Seehofer sieht sich fehlerfrei

Seehofers Vize, FDP-Wirtschaftsminister Zeil (l), fordert Aufklärung.

Seehofers Vize, FDP-Wirtschaftsminister Zeil (l), fordert Aufklärung.

(Foto: dpa)

Seehofer wies die Verantwortung von sich und schob den Demoskopen die Schuld in die Schuhe: "Die Schlussfolgerungen aus der Studie zieht das Institut - und nicht die Staatskanzlei", betonte Seehofer. Er warf der FDP vor, einen öffentlichen Streit angezettelt zu haben: "Das ist kein guter Stil." Hacker hielt dagegen, dass ausgerechnet Seehofer die Stilfrage nicht zu stellen brauchte.

"Horst Seehofer ist Herr des Hauses in der Staatskanzlei und der Verantwortliche", sagte SPD-Landtagsfraktionschef Markus Rinderspacher. Sollte der Bundestagspräsident einen Verstoß der CSU gegen das Parteiengesetz feststellen, "mache ich mir die Rücktrittsforderung der Herren Zeil und Hacker zu eigen". Wirtschaftsminister Martin Zeil und FDP-Fraktionschef Hacker hatten in einem offenen Brief an Seehofer personelle Konsequenzen gefordert, wenn sich die Vorwürfe erhärten.

Das Meinungsforschungsinstitut für die parteipolitischen Empfehlungen verantwortlich zu machen, sei das "völliger Blödsinn", sagte Rinderspacher. "Die Umfragen waren ein Geheimkommando, das dem Koalitionspartner FDP vorenthalten wurde."

Bei der Erstellung der Umfragen seien keine Fehler gemacht worden, bekräftigte Seehofer. Es gebe darin etwa keine einzige Frage mit dem Tenor, wie die CSU die FDP behandeln solle. "So etwas haben wir nicht in Auftrag gegeben", sagte Seehofer. Er würde eine solche Umfrage jederzeit wieder machen lassen.
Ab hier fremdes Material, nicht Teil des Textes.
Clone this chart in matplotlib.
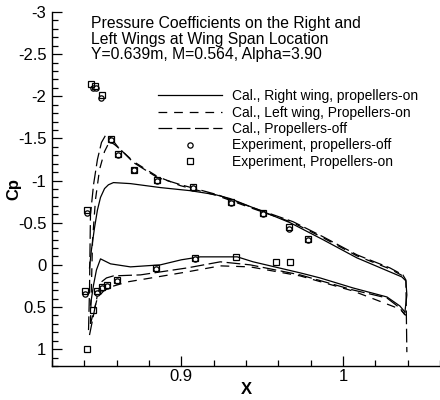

Verfassungsrechtler ruft nach dem Staatsanwalt

Zu einer anderen Bewertung kommt der Verfassungsrechtler Hans Herbert von Arnim: Mit der Vergabe der umstrittenen, CSU-orientierten Wahlstudie durch die bayerische Staatskanzlei könnten sich die Verantwortlichen strafbar gemacht haben. "Ich meine, dass sich die Staatsanwaltschaft mit diesem Vorgang befassen muss. Es spricht vieles dafür, dass es sich hier um einen Fall strafbarer Untreue handelt, weil Steuergelder zum Nachteil des Staates missbraucht wurden", sagte von Arnim dem "Münchner Merkur".

Zudem geht der Verfassungsrechtler davon aus, dass das Vorgehen der bayerischen Staatskanzlei verfassungswidrig war: "Für derartige Studien öffentliche Gelder auszugeben, ist der Regierung durch die Verfassung verboten. Sie darf Steuergeld nur für Zwecke des Gemeinwohls aufwenden - nicht aber für die Zwecke der Regierungspartei."